POSTER SUMMARY

ACROSS THE GENERATIONS: AN EXPLORATION OF INTERGENERATIONAL INFLUENCE AND ENTREPRENEURIAL LEARNING IN A FAMILY BUSINESS

Eleanor Hamilton, Lancaster University Management School

Principal Topic

The family business literature is largely dominated by managerialist, functionalist perspectives which seek to separate elements of the family and the business and analyse them using rational, positivist approaches with a view to informing and improving organisational efficiency and effectiveness. In contrast, this study adopts an alternative, interpretivist perspective. It is part of a wider research study focusing on understanding the nature of the influence between successive generations. This study seeks to explore the links between the past and the future, concentrating on the shared, but different, experience of individuals from two generations.

Method

A phenomenological approach was adopted for the interviews.

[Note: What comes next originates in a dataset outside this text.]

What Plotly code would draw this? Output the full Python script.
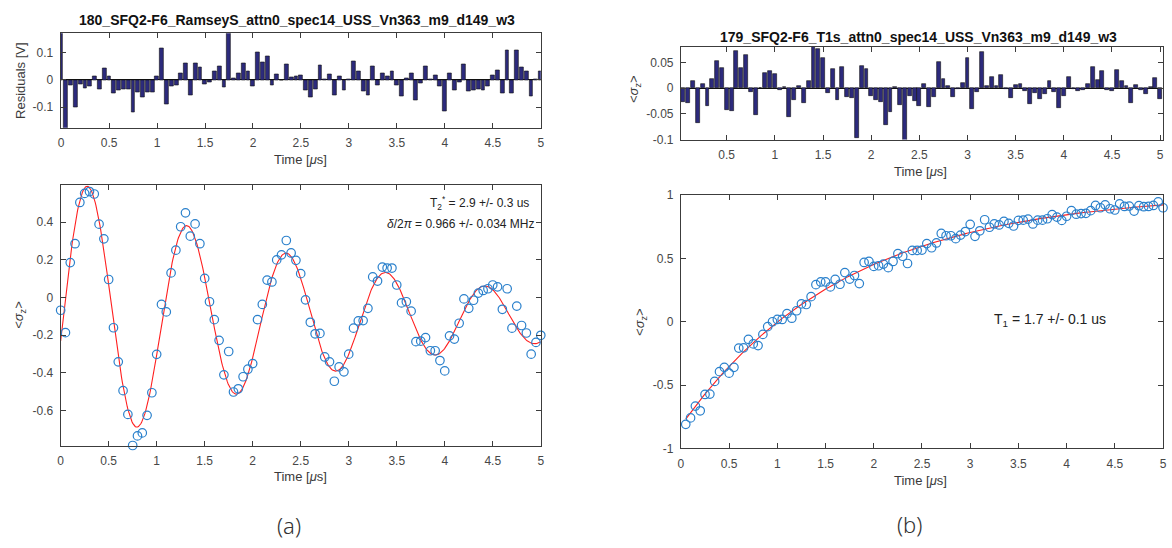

This generated narrative accounts of a family business, as told by the father who founded the business and by the son who took over and runs the business today as Managing Director. The recordings and transcripts were then treated as ‘life stories’ and analysed using a framework originally proposed to explore how such narratives help to create and unify identity, and how that might inform our understanding of succession in family business.

Results and Implications

The ‘life stories’ revealed a reality of the family firm embracing powerful issues: family and personal identity; power and control; work and wealth creation; the past, the present and the future. These themes are embedded in the experience of families who own and manage businesses spanning more than one generation. A link between the personal identity of the individuals and that of the business emerged. As the participants constructed the narrative which made sense of their experience, their own development and identity appeared inextricably linked to the way the business was operated. Discontinuity and difference rather than continuity was revealed as a necessary part of succession given that the business must operate in the social, technological, economic and cultural climate of a new generation. Explicit management practices, such as ways of dealing with suppliers, could be identified as having been learned, together with the less obvious but perhaps as important role of another family member as ‘sounding board.’ Thus, this study demonstrates that new approaches to studying succession and entrepreneurial learning may enrich our understanding of those processes.